Asi, que mi idea, seria aglutinar, la mayoria de partes, procedientes de sistemas pasados y crear una maquina “libre” de hardware.
Sin FPGA, ni rasberry pi. Hardawre puro, como a la vieja escuela…
Esa era mi idea. Un nuevo estandar de 8-16 bits, para todos
Saludos
Not to be a wet blanket, but wouldn’t the most practical solution be a virtual machine with specs about 4x as powerful as C64 in every respect but W/ Basic from plus4/c16. (With subset of python 3 as alternative as well as assm.) This should get ported to as many architectures as possible. Give it a gui front end with taskbar and an editor like C64. It’s not really about hardware. It’s about everyone having the shared experience of working within the same limited Dev environment and overcoming challenges together imho.
Ok
This could be interesting
But What About the ULTIMATE 8 BIT GAME CONSOLE?

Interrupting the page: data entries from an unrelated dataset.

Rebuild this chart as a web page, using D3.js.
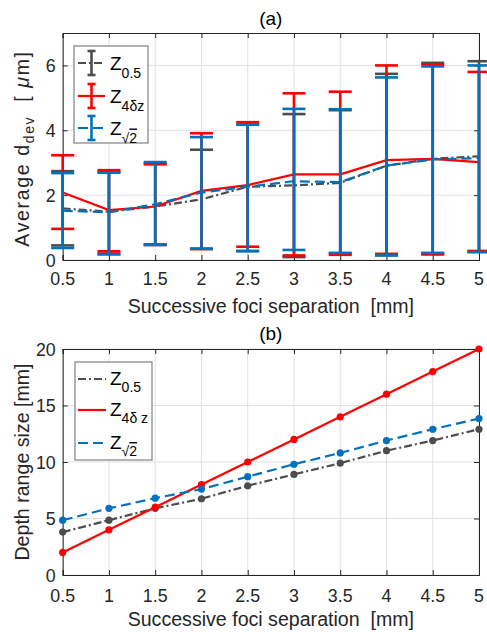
<!DOCTYPE html>
<html><head><meta charset="utf-8">
<script src="https://cdn.jsdelivr.net/npm/d3@7/dist/d3.min.js"></script>
<style>body{margin:0;background:#fff}svg{display:block;font-family:"Liberation Sans",Arial,sans-serif}</style>
</head><body><svg id="c" width="487" height="632"></svg>
<script>
const xs = [0.5,1,1.5,2,2.5,3,3.5,4,4.5,5];
// Panel (a): mean and min/max deviation
const meanZ05 = [1.59,1.49,1.65,1.87,2.26,2.30,2.38,2.91,3.12,3.20];
const upZ05   = [2.74,2.72,2.98,3.40,4.18,4.50,4.62,5.74,6.08,6.13];
const loZ05   = [0.45,0.20,0.46,0.34,0.28,0.09,0.20,0.15,0.20,0.28];
const meanZ4 = [2.08,1.54,1.65,2.13,2.31,2.64,2.64,3.08,3.12,3.02];
const upZ4   = [3.23,2.77,2.95,3.91,4.25,5.14,5.19,6.00,6.03,5.80];
const loZ4   = [0.96,0.27,0.48,0.34,0.41,0.14,0.16,0.19,0.17,0.26];
const meanZs = [1.52,1.47,1.72,2.08,2.26,2.43,2.40,2.91,3.10,3.14];
const upZs   = [2.68,2.69,3.02,3.79,4.17,4.66,4.65,5.63,5.97,6.00];
const loZs   = [0.37,0.17,0.47,0.35,0.27,0.31,0.22,0.14,0.22,0.24];
// Panel (b): depth range size
const depZ05 = [3.8,4.85,5.9,6.75,7.9,8.9,9.9,11.0,11.9,12.9];
const depZ4  = [2,4,6,8,10,12,14,16,18,20];
const depZs  = [4.85,5.9,6.8,7.6,8.7,9.8,10.8,11.9,12.9,13.85];
const xTicks = [0.5,1,1.5,2,2.5,3,3.5,4,4.5,5];
const yTicksA = [0,2,4,6];
const yTicksB = [0,5,10,15,20];

const svg = d3.select("#c");
const AX = "#262626", GRID = "#e1e1e1";
const C = {g:"#4d4d4d", r:"#ff0000", b:"#0072bd"};
const DASH = {g:"8,3,2,3", r:null, b:"10,5"};
const TICKF = 17.8, LABF = 19.6;

function panel(top, bottom, ydom, yticks, title, titleY, tickY, labelY, ylabelFn){
  const x = d3.scaleLinear().domain([0.5,5]).range([62.7,479]);
  const y = d3.scaleLinear().domain(ydom).range([bottom, top]);
  const g = svg.append("g");
  g.selectAll(".gx").data(xTicks).join("line").attr("x1",d=>x(d)).attr("x2",d=>x(d))
    .attr("y1",top).attr("y2",bottom).attr("stroke",GRID).attr("stroke-width",1);
  g.selectAll(".gy").data(yticks).join("line").attr("y1",d=>y(d)).attr("y2",d=>y(d))
    .attr("x1",x(0.5)).attr("x2",x(5)).attr("stroke",GRID).attr("stroke-width",1);
  const xa = g.append("g").attr("transform",`translate(0,${bottom})`)
    .call(d3.axisBottom(x).tickValues(xTicks).tickSize(-5).tickFormat(""));
  const xt = g.append("g").attr("transform",`translate(0,${top})`)
    .call(d3.axisTop(x).tickValues(xTicks).tickSize(-5).tickFormat(""));
  const ya = g.append("g").attr("transform",`translate(${x(0.5)},0)`)
    .call(d3.axisLeft(y).tickValues(yticks).tickSize(-5).tickFormat(""));
  const yr = g.append("g").attr("transform",`translate(${x(5)},0)`)
    .call(d3.axisRight(y).tickValues(yticks).tickSize(-5).tickFormat(""));
  [xa,xt,ya,yr].forEach(a=>{a.selectAll("path,line").attr("stroke",AX).attr("stroke-width",1);});
  g.selectAll(".xl").data(xTicks).join("text").attr("x",d=>x(d)).attr("y",tickY)
    .attr("text-anchor","middle").attr("font-size",TICKF).attr("fill",AX).text(d=>d);
  g.selectAll(".yl").data(yticks).join("text").attr("x",x(0.5)-7).attr("y",d=>y(d)+6.5)
    .attr("text-anchor","end").attr("font-size",TICKF).attr("fill",AX).text(d=>d);
  g.append("text").attr("x",(x(0.5)+x(5))/2).attr("y",titleY).attr("text-anchor","middle")
    .attr("font-size",19).attr("fill","#000").text(title);
  g.append("text").attr("x",(x(0.5)+x(5))/2).attr("y",labelY).attr("text-anchor","middle")
    .attr("font-size",LABF).attr("fill",AX).style("white-space","pre")
    .text("Successive foci separation  [mm]");
  ylabelFn(g, (top+bottom)/2);
  return {x,y,g};
}

// Panel (a)
const A = panel(33, 260, [0,7], yTicksA, "(a)", 24.5, 285, 313, (g,cy)=>{
  const t = g.append("text").attr("transform",`translate(29,${cy+2}) rotate(-90)`)
    .attr("text-anchor","middle").attr("font-size",LABF).attr("fill",AX)
    .style("white-space","pre").attr("letter-spacing",1.6);
  t.append("tspan").text("Average d");
  t.append("tspan").attr("font-size",14).attr("dy",5).text("dev");
  t.append("tspan").attr("dy",-5).text("  [ ");
  t.append("tspan").attr("font-style","italic").text("\u03bc");
  t.append("tspan").text("m]");
});
const seriesA = [
  {k:"g", mean:meanZ05, up:upZ05, lo:loZ05},
  {k:"r", mean:meanZ4, up:upZ4, lo:loZ4},
  {k:"b", mean:meanZs, up:upZs, lo:loZs}
];
seriesA.forEach(s=>{
  const gg = A.g.append("g");
  const bars = gg.selectAll(".eb").data(xs.map((v,i)=>({x:v,up:s.up[i],lo:s.lo[i]}))).join("g");
  bars.append("line").attr("x1",d=>A.x(d.x)).attr("x2",d=>A.x(d.x)).attr("y1",d=>A.y(d.lo)).attr("y2",d=>A.y(d.up))
    .attr("stroke",C[s.k]).attr("stroke-width",2.6);
  ["up","lo"].forEach(f=>{
    bars.append("line").attr("x1",d=>A.x(d.x)-11.5).attr("x2",d=>A.x(d.x)+11.5)
      .attr("y1",d=>A.y(d[f])).attr("y2",d=>A.y(d[f])).attr("stroke",C[s.k]).attr("stroke-width",2.6);
  });
  gg.append("path").datum(xs.map((v,i)=>[v,s.mean[i]]))
    .attr("d",d3.line().x(d=>A.x(d[0])).y(d=>A.y(d[1])))
    .attr("fill","none").attr("stroke",C[s.k]).attr("stroke-width",2.2)
    .attr("stroke-dasharray",DASH[s.k]);
});
function legendLabel(L, x, y, sub, dy){
  const t = L.append("text").attr("x",x).attr("y",y).attr("font-size",19).attr("fill","#000")
    .style("white-space","pre");
  t.append("tspan").text("Z");
  if (sub === "sqrt") {
    t.append("tspan").attr("font-size",14).attr("dy",dy).text("\u221a");
    t.append("tspan").attr("font-size",14).attr("text-decoration","overline").text("2");
  } else {
    t.append("tspan").attr("font-size",14).attr("dy",dy).text(sub);
  }
}
// legend (a)
(function(){
  const L = A.g.append("g");
  L.append("rect").attr("x",74).attr("y",46).attr("width",74).attr("height",97)
    .attr("fill","#fff").attr("stroke","#808080").attr("stroke-width",1.2);
  const items = [{k:"g",sub:"0.5",cy:63},{k:"r",sub:"4\u03b4z",cy:96},{k:"b",sub:"sqrt",cy:128}];
  items.forEach(it=>{
    L.append("line").attr("x1",78).attr("x2",105).attr("y1",it.cy).attr("y2",it.cy)
      .attr("stroke",C[it.k]).attr("stroke-width",2.2).attr("stroke-dasharray",DASH[it.k]);
    L.append("line").attr("x1",91.5).attr("x2",91.5).attr("y1",it.cy-12).attr("y2",it.cy+12)
      .attr("stroke",C[it.k]).attr("stroke-width",2.6);
    [-12,12].forEach(o=>L.append("line").attr("x1",87.5).attr("x2",95.5).attr("y1",it.cy+o).attr("y2",it.cy+o)
      .attr("stroke",C[it.k]).attr("stroke-width",2.6));
    legendLabel(L, 110, it.cy+7, it.sub, 7.5);
  });
})();

// Panel (b)
const B = panel(349, 575, [0,20], yTicksB, "(b)", 339.5, 602, 626, (g,cy)=>{
  g.append("text").attr("transform",`translate(29,${cy}) rotate(-90)`)
    .attr("text-anchor","middle").attr("font-size",LABF).attr("fill",AX).text("Depth range size [mm]");
});
const seriesB = [{k:"g",v:depZ05},{k:"r",v:depZ4},{k:"b",v:depZs}];
seriesB.forEach(s=>{
  const pts = xs.map((v,i)=>[v,s.v[i]]);
  B.g.append("path").datum(pts).attr("d",d3.line().x(d=>B.x(d[0])).y(d=>B.y(d[1])))
    .attr("fill","none").attr("stroke",C[s.k]).attr("stroke-width",2.2).attr("stroke-dasharray",DASH[s.k]);
  B.g.selectAll(null).data(pts).join("circle").attr("cx",d=>B.x(d[0])).attr("cy",d=>B.y(d[1]))
    .attr("r",3.6).attr("fill",C[s.k]);
});
(function(){
  const L = B.g.append("g");
  L.append("rect").attr("x",75).attr("y",362).attr("width",77).attr("height",98)
    .attr("fill","#fff").attr("stroke","#808080").attr("stroke-width",1.2);
  const items = [{k:"g",sub:"0.5",cy:379},{k:"r",sub:"4\u03b4 z",cy:410},{k:"b",sub:"sqrt",cy:443}];
  items.forEach(it=>{
    L.append("line").attr("x1",78).attr("x2",106).attr("y1",it.cy).attr("y2",it.cy)
      .attr("stroke",C[it.k]).attr("stroke-width",2.2).attr("stroke-dasharray",DASH[it.k]);
    legendLabel(L, 110, it.cy+6, it.sub, 7);
  });
})();
</script></body></html>
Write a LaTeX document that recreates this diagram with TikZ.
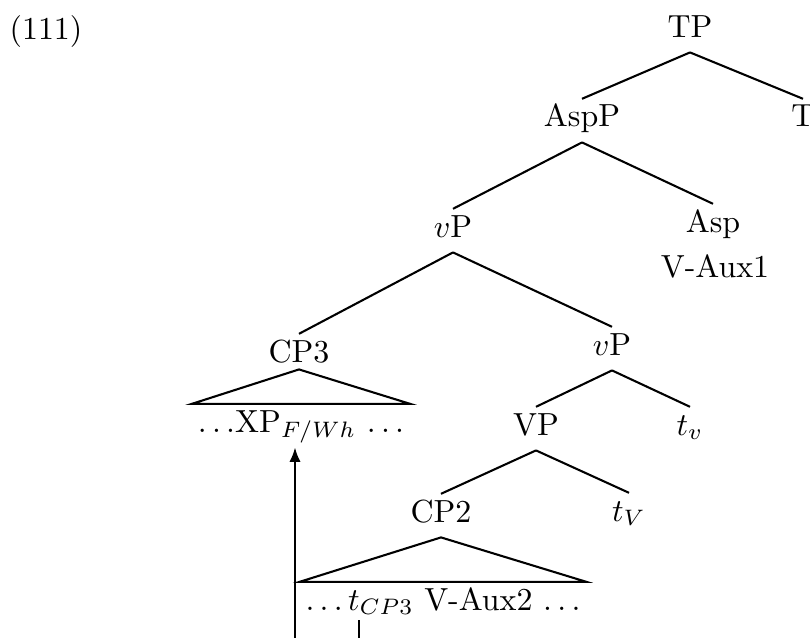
\documentclass[tikz,border=0pt]{standalone}
\usepackage{amsmath,amssymb}
\usetikzlibrary{arrows.meta}

\begin{document}
\begin{tikzpicture}[x=0.011cm,y=-0.011cm,line width=0.65pt,
  cat/.style={anchor=base,inner sep=2pt,text height=6.5pt,text depth=2.5pt},
  yield/.style={cat,inner xsep=1.5pt}]
  \useasboundingbox (0,0) rectangle (810,638);
  \node[anchor=base] (exNum) at (46,40) {(111)};
  \node[cat] (TP) at (690,37) {TP};
  \node[cat] (AspP) at (582,127) {AspP};
  \node[cat] (T) at (803,127) {T};
  \node[cat] (vPup) at (453,237) {$v$P};
  \node[cat] (Asp) at (713,232) {Asp};
  \node[cat] (aspWord) at (715,277) {V-Aux1};
  \node[cat] (CPthree) at (299,362) {CP3};
  \node[cat] (vPlow) at (612,355) {$v$P};
  \node[yield] (cpThreeYield) at (301,432) {$\ldots$XP$_{F/Wh}$ $\ldots$};
  \node[cat] (VP) at (536,435) {VP};
  \node[cat] (tv) at (690,435) {$t_v$};
  \node[cat] (CPtwo) at (441,522) {CP2};
  \node[cat] (tV) at (629,521) {$t_V$};
  \node[yield] (cpTwoYield) at (443,610) {$\ldots t_{CP3}$ V-Aux2 $\ldots$};
  \coordinate (moveFoot) at (295,638);
  \coordinate (traceTop) at (359,620);
  \coordinate (traceFoot) at (359,638);

  \draw (TP.south) -- (AspP.north);
  \draw (TP.south) -- (T.north);
  \draw (AspP.south) -- (vPup.north);
  \draw (AspP.south) -- (Asp.north);
  \draw (vPup.south) -- (CPthree.north);
  \draw (vPup.south) -- (vPlow.north);
  \draw (vPlow.south) -- (VP.north);
  \draw (vPlow.south) -- (tv.north);
  \draw (VP.south) -- (CPtwo.north);
  \draw (VP.south) -- (tV.north);
  \draw ([yshift=2.5pt]CPthree.south) -- (cpThreeYield.north west) -- (cpThreeYield.north east) -- cycle;
  \draw (CPtwo.south) -- (cpTwoYield.north west) -- (cpTwoYield.north east) -- cycle;
  \draw[-{Latex[length=4.5pt,width=3.5pt]}] (moveFoot) -- (moveFoot |- cpThreeYield.south);
  \draw (traceTop) -- (traceFoot);
\end{tikzpicture}
\end{document}
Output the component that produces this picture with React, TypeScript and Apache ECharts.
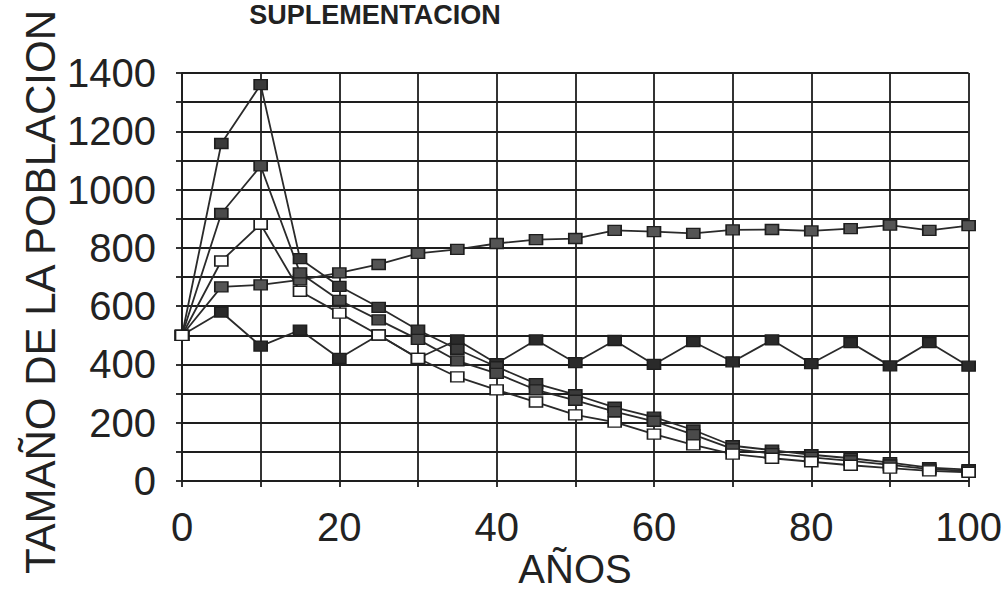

Inclouding her easy game engine to create easily infinite powerful games with no effort?
How about mass storage? Floppy or cassette drive? Something like Chuck Peddle’s constant-density 1541 or his later similar drives for the Victor 9000?
Have you hear about the project Oberon? https://www.youtube.com/watch?v=EXY78gPMvl0
Have you read Code? http://charlespetzold.com/code/
I think the Spectrum Next is the computer to go for. Even if it is not the *exact* requirements you put up (6502, character set) – it is in spirit exactly the type of philosophy and ambition! Providing a new modern old retro computing platform to develop for and play with! 🙂
Now I just wait for the next wave of sales (missed the original funding)…
https://www.specnext.com/
Perhaps you could modify an Apple IIGS to make your dream machine? 6502/65816, with lots of ram, well documented hardware, lots of expansion come to mind. The Apple IIGS has socketed ROMs which could be replaced though you might be able to disable some of the onboard ROM on an expansion card. Considering the modest cost of a used IIGS at this time it wouldn’t break the bank either.